Feature Engineering is divided into four categories: historical fire features (lagged records, summaries), meteorological derived features (drought index, etc.), composite risk features (interaction terms, ignition risk), and seasonal features (cycle encoding, fire season indicators). Model Architecture: Traditional tabular models (Logistic Regression, Random Forest, XGBoost, Decision Tree); Multimodal DL models (ResNet18+MLP, EfficientNet-B2+MLP, UNet+MLP, ResNet18+Random Forest late fusion).

Evaluation Strategies: Time-based split (train before 2022, validate in 2023, test in 2024) to simulate real scenarios; Random split (60/20/20) to test ideal performance. Experimental Results: Random Forest was optimal (PR-AUC of 0.371 in time-based split, 0.715 in random split); Multimodal models performed similarly but did not surpass it; SHAP analysis showed that lagged fire features contributed the most, while NDVI increments were limited; Late fusion models improved fire recall rate.

Limitations: 9km resolution smooths small-scale events, class imbalance (1% fire rate), only using a single NDVI band, no generalization to other regions. Future Directions: Higher resolution data, cost-sensitive learning, multi-spectral band fusion, cross-region validation.

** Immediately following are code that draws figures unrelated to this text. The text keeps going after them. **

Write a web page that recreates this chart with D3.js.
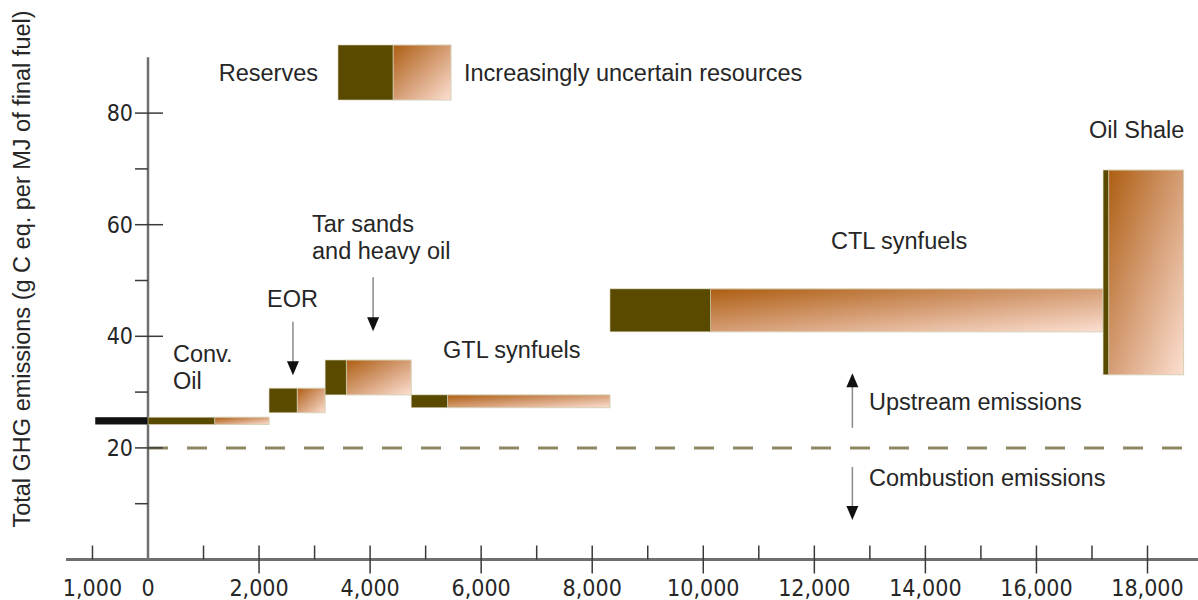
<!DOCTYPE html>
<html>
<head>
<meta charset="utf-8">
<script src="https://cdn.jsdelivr.net/npm/d3@7"></script>
<style>
  body { margin: 0; background: #fff; }
  svg { display: block; }
  .lbl { font-family: "Liberation Sans", Arial, sans-serif; font-size: 23.5px; fill: #262626; }
  .tick-lbl { font-family: "DejaVu Sans Condensed", "DejaVu Sans", sans-serif; font-size: 23px; fill: #262626; }
</style>
</head>
<body>
<svg id="chart" width="1198" height="600"></svg>
<script>
// fuel sources, left to right
var fuels = ["Conv. Oil", "EOR", "Tar sands and heavy oil", "GTL synfuels", "CTL synfuels", "Oil Shale"];
var startVol = [0, 2180, 3190, 4740, 8320, 17200];
var reserveEnd = [1200, 2685, 3570, 5390, 10130, 17300];
var resourceEnd = [2180, 3190, 4740, 8320, 17200, 18650];
var lowEmission = [24.2, 26.3, 29.5, 27.2, 40.8, 33.1];
var highEmission = [25.5, 30.7, 35.75, 29.5, 48.5, 69.8];

// already used conventional oil (left of 0)
var usedStart = -950;
var usedLow = 24.2, usedHigh = 25.5;

var combustionLevel = 20;

var xTicks = d3.range(-1000, 18001, 1000);
var xLabels = [-1000, 0, 2000, 4000, 6000, 8000, 10000, 12000, 14000, 16000, 18000];
var yTicks = [10, 20, 30, 40, 50, 60, 70, 80];
var yLabels = [20, 40, 60, 80];

var svg = d3.select("#chart");

var x = d3.scaleLinear().domain([0, 18000]).range([148, 1147.5]);
var y = d3.scaleLinear().domain([0, 90]).range([559.5, 57.3]);

var defs = svg.append("defs");
var grad = defs.append("linearGradient")
    .attr("id", "uncertain")
    .attr("x1", 0).attr("y1", 0).attr("x2", 1).attr("y2", 1);
grad.append("stop").attr("offset", "0%").attr("stop-color", "#ad5e12");
grad.append("stop").attr("offset", "50%").attr("stop-color", "#d59d74");
grad.append("stop").attr("offset", "100%").attr("stop-color", "#fcdfd1");

var olive = "#594a00";
var edge = "#d6d0b6";

// combustion baseline
svg.append("line")
    .attr("x1", x(0)).attr("x2", x(18650))
    .attr("y1", y(combustionLevel)).attr("y2", y(combustionLevel))
    .attr("stroke", "#8e8763")
    .attr("stroke-width", 3)
    .attr("stroke-dasharray", "20,19");

// axes
svg.append("line")
    .attr("x1", 66).attr("x2", 1198)
    .attr("y1", y(0)).attr("y2", y(0))
    .attr("stroke", "#6f6f6f").attr("stroke-width", 3);

svg.append("line")
    .attr("x1", x(0)).attr("x2", x(0))
    .attr("y1", y(0)).attr("y2", y(90))
    .attr("stroke", "#6f6f6f").attr("stroke-width", 2.5);

svg.append("g").selectAll("line")
    .data(xTicks.filter(function(d) { return d !== 0; }))
    .join("line")
    .attr("x1", function(d) { return x(d); })
    .attr("x2", function(d) { return x(d); })
    .attr("y1", y(0) - 14)
    .attr("y2", function(d) { return (d > 0 && d % 2000 === 0) ? y(0) + 14 : y(0); })
    .attr("stroke", "#3a3a3a").attr("stroke-width", 1.5);

svg.append("g").selectAll("text")
    .data(xLabels)
    .join("text")
    .attr("class", "tick-lbl")
    .attr("x", function(d) { return x(d); })
    .attr("y", 596)
    .attr("text-anchor", "middle")
    .text(function(d) { return d3.format(",")(Math.abs(d)); });

svg.append("g").selectAll("line")
    .data(yTicks)
    .join("line")
    .attr("y1", function(d) { return y(d); })
    .attr("y2", function(d) { return y(d); })
    .attr("x1", x(0) - 13)
    .attr("x2", function(d) { return d % 20 === 0 ? x(0) + 15 : x(0); })
    .attr("stroke", "#3a3a3a").attr("stroke-width", 1.5);

svg.append("g").selectAll("text")
    .data(yLabels)
    .join("text")
    .attr("class", "tick-lbl")
    .attr("x", 133)
    .attr("y", function(d) { return y(d) + 8; })
    .attr("text-anchor", "end")
    .text(function(d) { return d; });

svg.append("text")
    .attr("class", "lbl")
    .attr("transform", "translate(30,269) rotate(-90)")
    .attr("text-anchor", "middle")
    .text("Total GHG emissions (g C eq. per MJ of final fuel)");

// used oil
svg.append("rect")
    .attr("x", x(usedStart))
    .attr("width", x(0) - x(usedStart))
    .attr("y", y(usedHigh))
    .attr("height", y(usedLow) - y(usedHigh))
    .attr("fill", "#111");

var idx = d3.range(fuels.length);
var bars = svg.append("g");

bars.selectAll("rect.resource")
    .data(idx)
    .join("rect")
    .attr("class", "resource")
    .attr("x", function(i) { return x(reserveEnd[i]); })
    .attr("width", function(i) { return x(resourceEnd[i]) - x(reserveEnd[i]); })
    .attr("y", function(i) { return y(highEmission[i]); })
    .attr("height", function(i) { return y(lowEmission[i]) - y(highEmission[i]); })
    .attr("fill", "url(#uncertain)")
    .attr("stroke", edge).attr("stroke-width", 1);

bars.selectAll("rect.reserve")
    .data(idx)
    .join("rect")
    .attr("class", "reserve")
    .attr("x", function(i) { return x(startVol[i]); })
    .attr("width", function(i) { return x(reserveEnd[i]) - x(startVol[i]); })
    .attr("y", function(i) { return y(highEmission[i]); })
    .attr("height", function(i) { return y(lowEmission[i]) - y(highEmission[i]); })
    .attr("fill", olive)
    .attr("stroke", edge).attr("stroke-width", 0.6);

// legend
svg.append("rect").attr("x", 393).attr("y", 45).attr("width", 58).attr("height", 55)
    .attr("fill", "url(#uncertain)").attr("stroke", edge);
svg.append("rect").attr("x", 338).attr("y", 45).attr("width", 55).attr("height", 55)
    .attr("fill", olive).attr("stroke", edge).attr("stroke-width", 0.6);
svg.append("text").attr("class", "lbl").attr("x", 318).attr("y", 81)
    .attr("text-anchor", "end").text("Reserves");
svg.append("text").attr("class", "lbl").attr("x", 464).attr("y", 81)
    .text("Increasingly uncertain resources");

// annotations
var notes = [
    {lines: ["Conv.", "Oil"], x: 173, y: 362},
    {lines: ["EOR"], x: 267, y: 307},
    {lines: ["Tar sands", "and heavy oil"], x: 312, y: 232},
    {lines: ["GTL synfuels"], x: 443, y: 358},
    {lines: ["CTL synfuels"], x: 831, y: 249},
    {lines: ["Oil Shale"], x: 1089, y: 138},
    {lines: ["Upstream emissions"], x: 869, y: 410},
    {lines: ["Combustion emissions"], x: 869, y: 486}
];

notes.forEach(function(n) {
    var t = svg.append("text").attr("class", "lbl").attr("x", n.x).attr("y", n.y);
    n.lines.forEach(function(l, i) {
        t.append("tspan").attr("x", n.x).attr("dy", i === 0 ? 0 : 27).text(l);
    });
});

var arrows = [
    {x: 2610, from: 42.6, to: 33.0},
    {x: 4054, from: 50.6, to: 40.9},
    {x: 12685, from: 23.6, to: 33.4},
    {x: 12685, from: 16.6, to: 7.1}
];

arrows.forEach(function(a) {
    var ax = x(a.x), y1 = y(a.from), y2 = y(a.to);
    var dir = y2 > y1 ? 1 : -1;
    svg.append("line")
        .attr("x1", ax).attr("x2", ax)
        .attr("y1", y1).attr("y2", y2 - dir * 10)
        .attr("stroke", "#8a8a8a").attr("stroke-width", 1.5);
    svg.append("path")
        .attr("d", "M" + (ax - 6) + "," + (y2 - dir * 14) + "L" + (ax + 6) + "," + (y2 - dir * 14) + "L" + ax + "," + y2 + "Z")
        .attr("fill", "#111");
});
</script>
</body>
</html>
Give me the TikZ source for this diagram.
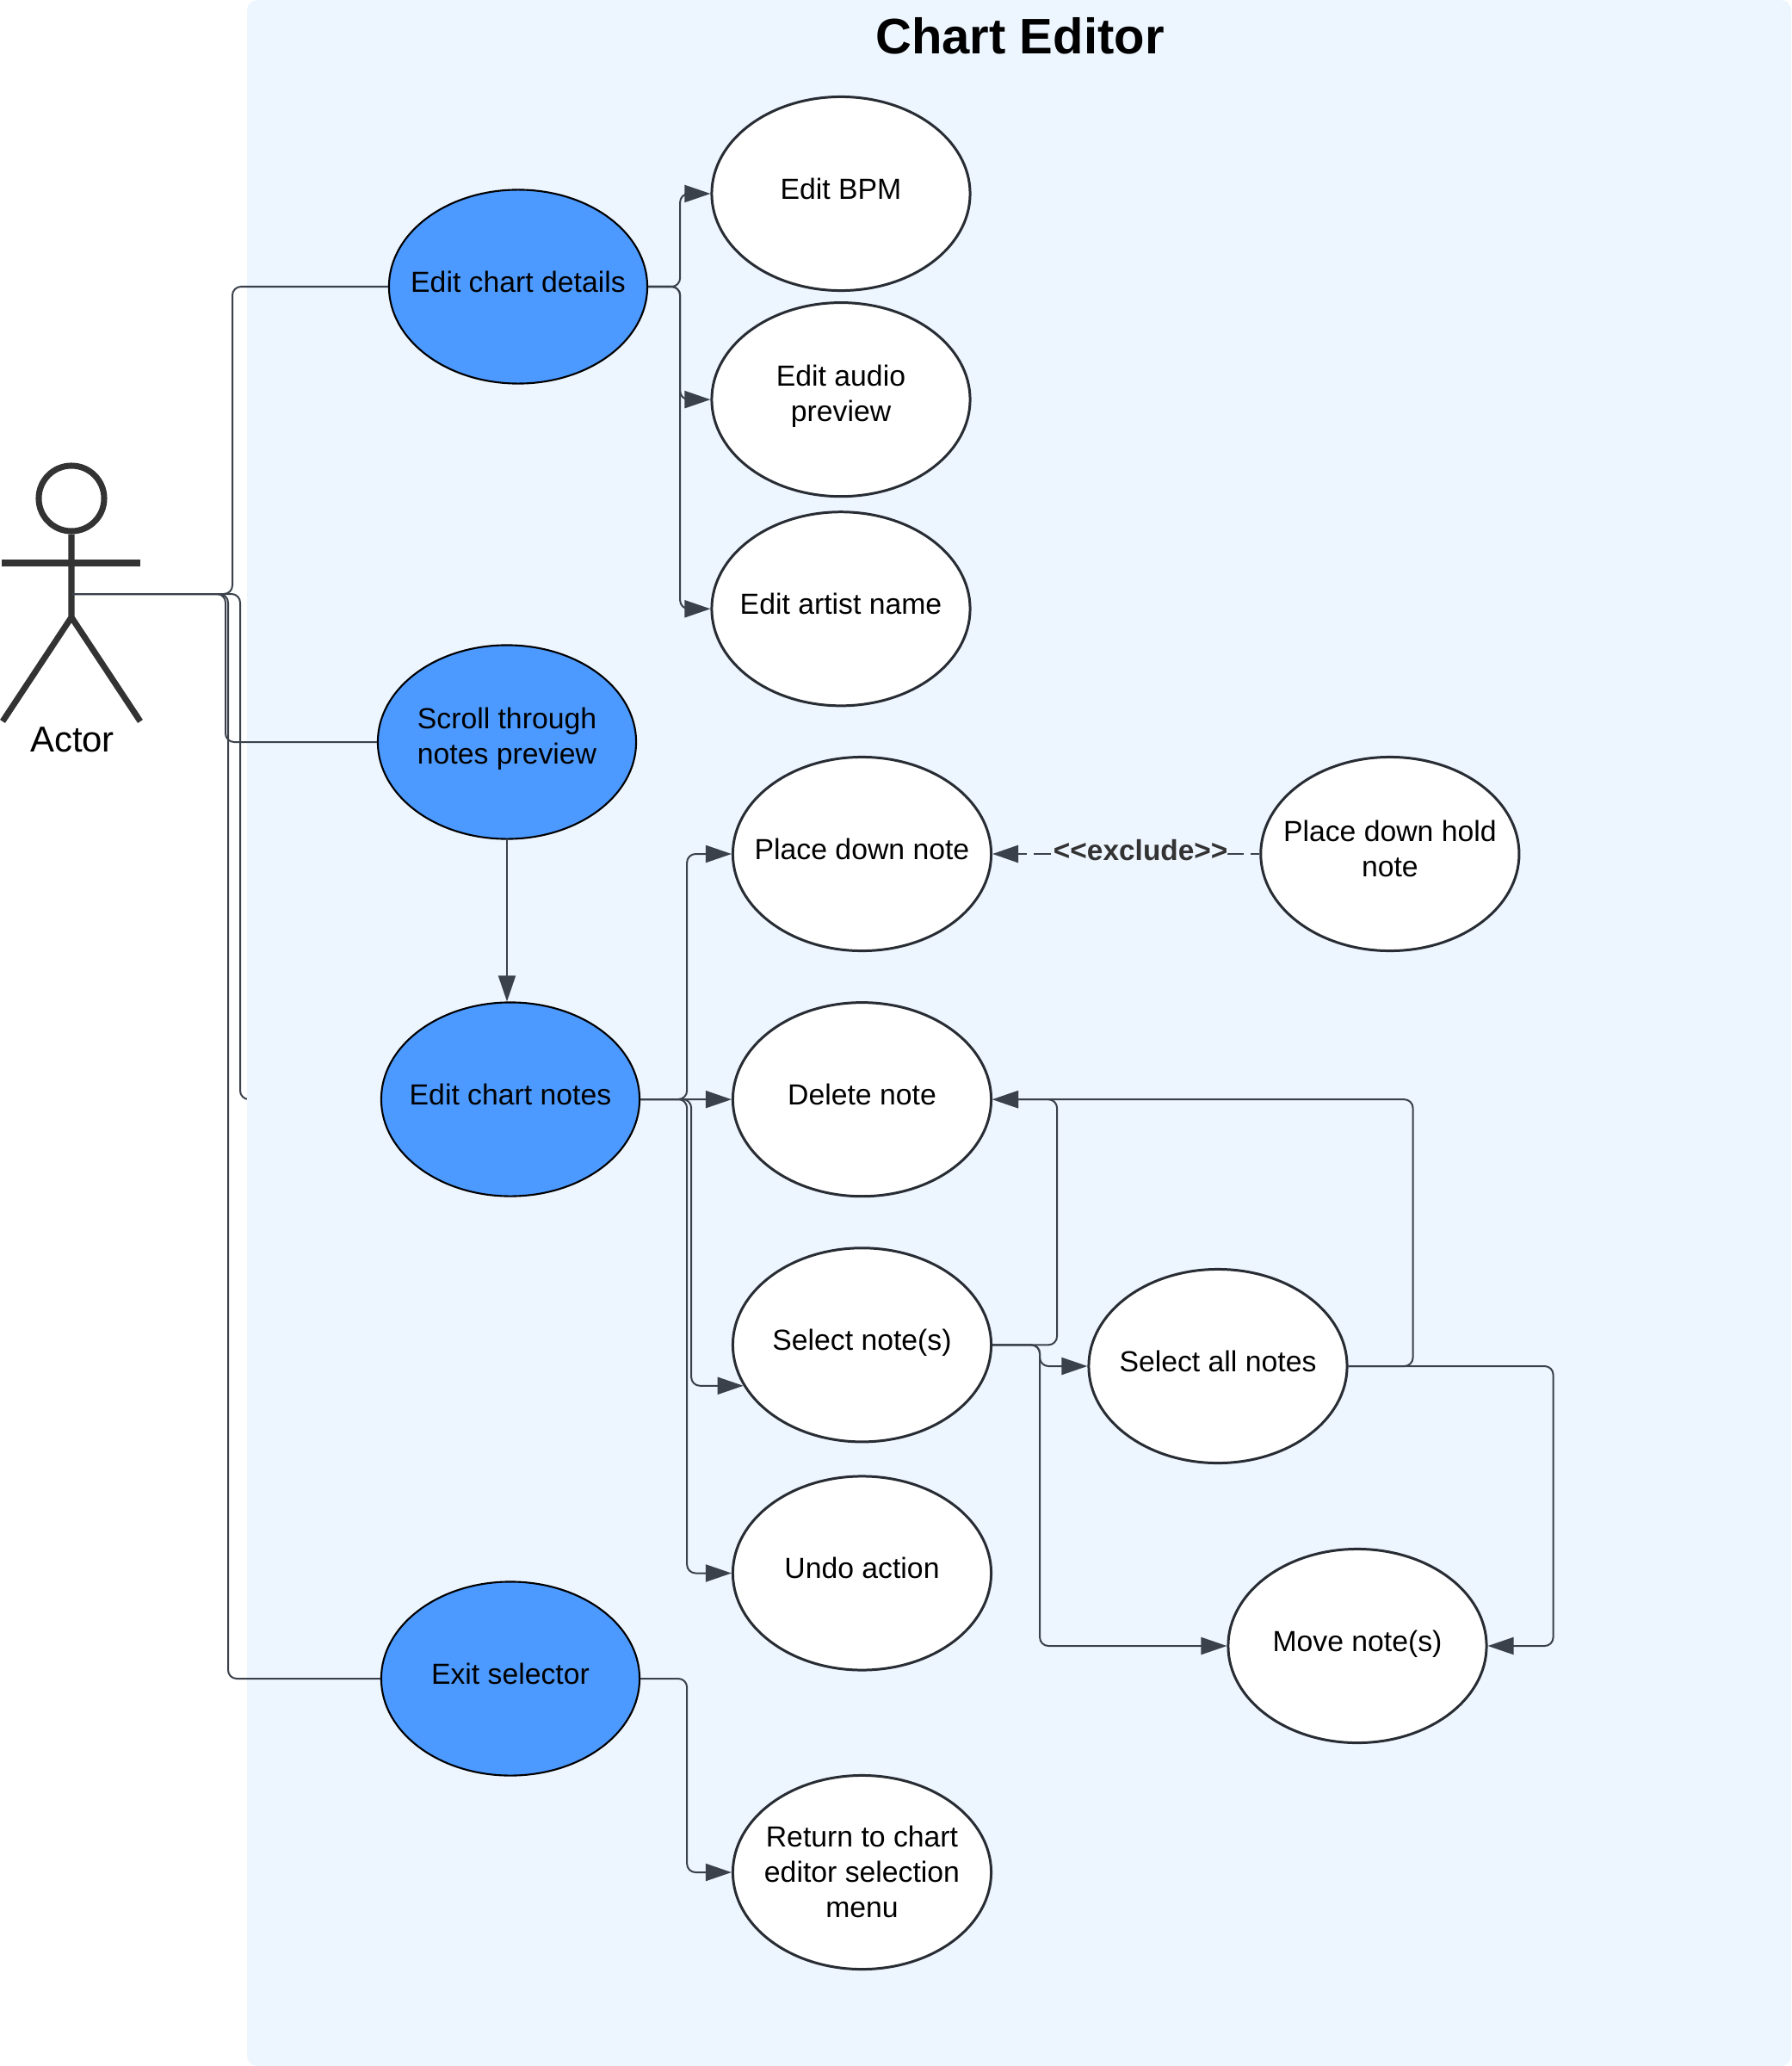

Practical Insights: Feature engineering is more critical than complex models; time-based split evaluation is more reliable; multimodal fusion requires complementary information. Summary: The success of Random Forest reflects the value of domain knowledge and feature engineering, providing a rigorous benchmark for wildfire prediction. Future efforts need to combine technological advancements to enhance system performance.